Healthcare Is Protected From AI … For Now
In a June interview on The Diary of a CEO YouTube channel, Hinton stated that healthcare is the one industry that will remain relatively immune to large-scale job losses from AI.
There are two main reasons for this:
High demand
Hinton argues there’s essentially no upper bound on how much healthcare people will want and consume, especially if cost barriers are lowered:
“If you could make doctors five times as efficient, we could all have five times as much healthcare for the same price, and that would be great. There’s almost no limit to how much healthcare people can absorb,” said Hinton.
Human judgment
Medical care involves not just pattern matching (lab results, imaging, etc.), but also nuanced judgment, patient interaction, ethics, adaptation to new conditions and unpredictable conditions. Hinton suggests these features make full automation far harder in healthcare than other industries.

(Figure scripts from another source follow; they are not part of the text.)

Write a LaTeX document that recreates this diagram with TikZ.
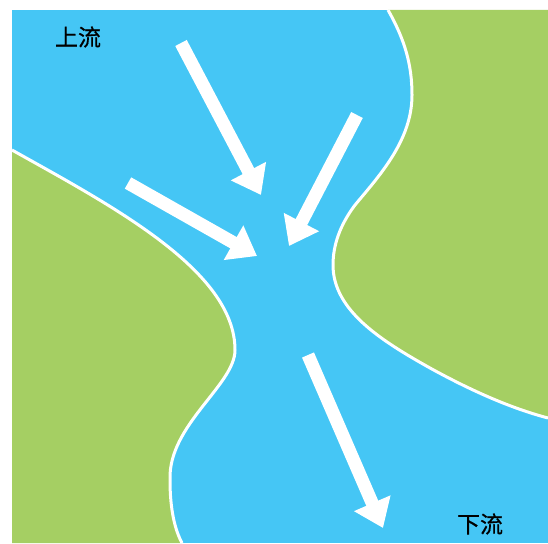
\documentclass[tikz,border=0pt]{standalone}
\usepackage{fontspec}
\newfontfamily\cjk[UprightFeatures={FakeBold=0.6}]{Noto Sans CJK SC}
\usetikzlibrary{arrows.meta}
\definecolor{water}{RGB}{69,198,245}
\definecolor{land}{RGB}{165,207,99}
\tikzset{
  flow/.style={white, line width=13pt, -{Triangle[width=38pt,length=27pt]}},
  bank/.style={white, line width=3pt},
  lbl/.style={font=\cjk\fontsize{23}{23}\selectfont, text=black, inner sep=0pt}
}
\begin{document}
\begin{tikzpicture}[x=1pt,y=-1pt]
\useasboundingbox (0,0) rectangle (548,543);
% river
\fill[water] (12,10) rectangle (548,543);
% left bank
\fill[land] (12,150) .. controls (110,205) and (235,270) .. (235,350)
  .. controls (235,385) and (168,425) .. (170,480)
  .. controls (170,510) and (175,530) .. (182,543) -- (12,543) -- cycle;
\draw[bank] (12,150) .. controls (110,205) and (235,270) .. (235,350)
  .. controls (235,385) and (168,425) .. (170,480)
  .. controls (170,510) and (175,530) .. (182,543);
% right bank
\fill[land] (388,10) .. controls (405,40) and (412,65) .. (412,95)
  .. controls (412,140) and (380,175) .. (355,205)
  .. controls (340,225) and (333,245) .. (333,265)
  .. controls (333,310) and (380,340) .. (430,368)
  .. controls (470,390) and (510,408) .. (548,418) -- (548,10) -- cycle;
\draw[bank] (388,10) .. controls (405,40) and (412,65) .. (412,95)
  .. controls (412,140) and (380,175) .. (355,205)
  .. controls (340,225) and (333,245) .. (333,265)
  .. controls (333,310) and (380,340) .. (430,368)
  .. controls (470,390) and (510,408) .. (548,418);
% flow arrows
\coordinate (a1s) at (181,43);  \coordinate (a1e) at (261,195);
\coordinate (a2s) at (128,183); \coordinate (a2e) at (257,256);
\coordinate (a3s) at (357,115); \coordinate (a3e) at (289,246);
\coordinate (a4s) at (308,355); \coordinate (a4e) at (383,528);
\draw[flow] (a1s) -- (a1e);
\draw[flow] (a2s) -- (a2e);
\draw[flow] (a3s) -- (a3e);
\draw[flow] (a4s) -- (a4e);
% labels
\node[lbl] (up) at (78,37) {上流};
\node[lbl] (down) at (480,524) {下流};
\end{tikzpicture}
\end{document}
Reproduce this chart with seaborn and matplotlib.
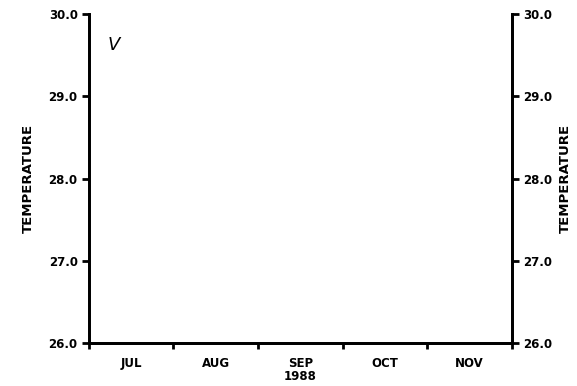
import matplotlib
matplotlib.use("Agg")
import matplotlib.pyplot as plt
import seaborn as sns
import pandas as pd

# Month axis: one slot per month, labels sit in the middle of each slot
months = ["JUL", "AUG", "SEP\n1988", "OCT", "NOV"]
month_bounds = [0, 1, 2, 3, 4, 5]
temp_ticks = [26.0, 27.0, 28.0, 29.0, 30.0]
temp_range = (26.0, 30.0)

# no temperature series was drawn on the original sheet
month_pos = []
temperature = []

sns.set_style("ticks")
plt.rcParams['font.family'] = ['DejaVu Sans']
plt.rcParams['text.color'] = 'black'
plt.rcParams['xtick.color'] = 'black'
plt.rcParams['ytick.color'] = 'black'
plt.rcParams['axes.edgecolor'] = 'black'
plt.rcParams['axes.labelcolor'] = 'black'

fig = plt.figure(figsize=(5.77, 3.86), dpi=100)
ax = fig.add_axes([0.154, 0.111, 0.733, 0.853])

df = pd.DataFrame({"month": month_pos, "temp": temperature})
sns.lineplot(data=df, x="month", y="temp", ax=ax, color="black")

ax.set_xlim(month_bounds[0], month_bounds[-1])
ax.set_ylim(*temp_range)

# boundary ticks without labels, month names at the centres
ax.set_xticks(month_bounds)
ax.set_xticklabels([])
ax.set_xticks([b + 0.5 for b in month_bounds[:-1]], minor=True)
ax.set_xticklabels(months, minor=True, fontsize=8.5, fontweight="bold",
                   linespacing=1.0)
ax.tick_params(axis="x", which="major", length=4, width=2, direction="out")
ax.tick_params(axis="x", which="minor", length=0, pad=10)

ax.set_yticks(temp_ticks)
ax.set_yticklabels([f"{t:.1f}" for t in temp_ticks], fontsize=8.5, fontweight="bold")
ax.tick_params(axis="y", length=5, width=2, direction="out", pad=3)

ax.set_xlabel("")
ax.set_ylabel("TEMPERATURE", fontsize=9.5, fontweight="bold", labelpad=10)

# mirrored axis on the right
ax2 = ax.twinx()
ax2.set_ylim(*temp_range)
ax2.set_yticks(temp_ticks)
ax2.set_yticklabels([f"{t:.1f}" for t in temp_ticks], fontsize=8.5, fontweight="bold")
ax2.tick_params(axis="y", length=5, width=2, direction="out", pad=3)
ax2.set_ylabel("TEMPERATURE", fontsize=9.5, fontweight="bold", labelpad=5)

for a in (ax, ax2):
    a.spines["top"].set_visible(False)
    for s in ("left", "right", "bottom"):
        a.spines[s].set_linewidth(2)

# handwritten mark near the top left corner
ax.text(0.3, 29.62, "V", fontsize=13, fontstyle="italic", color="black",
        ha="center", va="center")

fig.savefig("out.png", dpi=100)
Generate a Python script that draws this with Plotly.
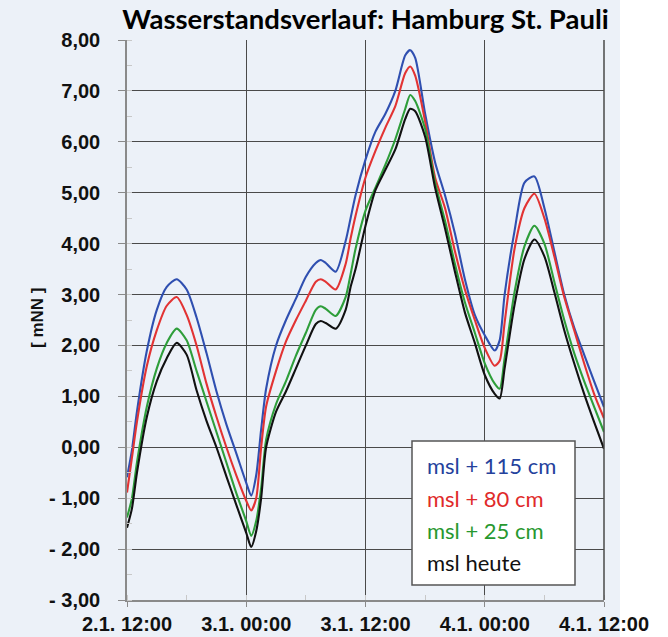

While healthcare does have quite a bit of technology involved, Hinton believes humans will still be needed in most major healthcare roles.
How AI Might Change Healthcare Jobs
While Hinton stated that humans are still needed in healthcare positions, he didn’t dismiss the idea of AI coming for healthcare jobs in other ways. Here are a few areas of healthcare where the technology can still creep in:
Diagnostic Assistance
AI tools can help with interpreting scans (X-rays, MRIs), flagging anomalies, suggesting different diagnoses or triaging patients via chatbots or symptom checkers. These applications can reduce the time doctors spend on routine interpretation, shifting their role toward verification, oversight and complex decision-making.
Administrative Tasks
A lot of clinician time is devoted to paperwork, insurance coding, documentation, ordering tests, billing, referrals, etc. AI systems could streamline or partially automate many of these “back office” tasks, reducing administrative load but also possibly substituting some support staff roles.
Personalized Analytics
AI models may help predict disease onset or tailor drug regimens, shifting how prevention and chronic care are managed. This may impact frontline clinicians most, but increase demand for alternative roles for data scientists, AI auditors and oversight positions.
Remote Monitoring & Telehealth
Wearables, at-home monitoring sensors and remote diagnostics combined with AI may allow healthcare providers to automate monitoring and deliver instant diagnoses for patients. This changes the pattern of in-person visits and may reduce some direct patient time, potentially allowing doctors and providers to see more patients. This might change how many doctors are needed to run a clinic, and could disrupt some jobs.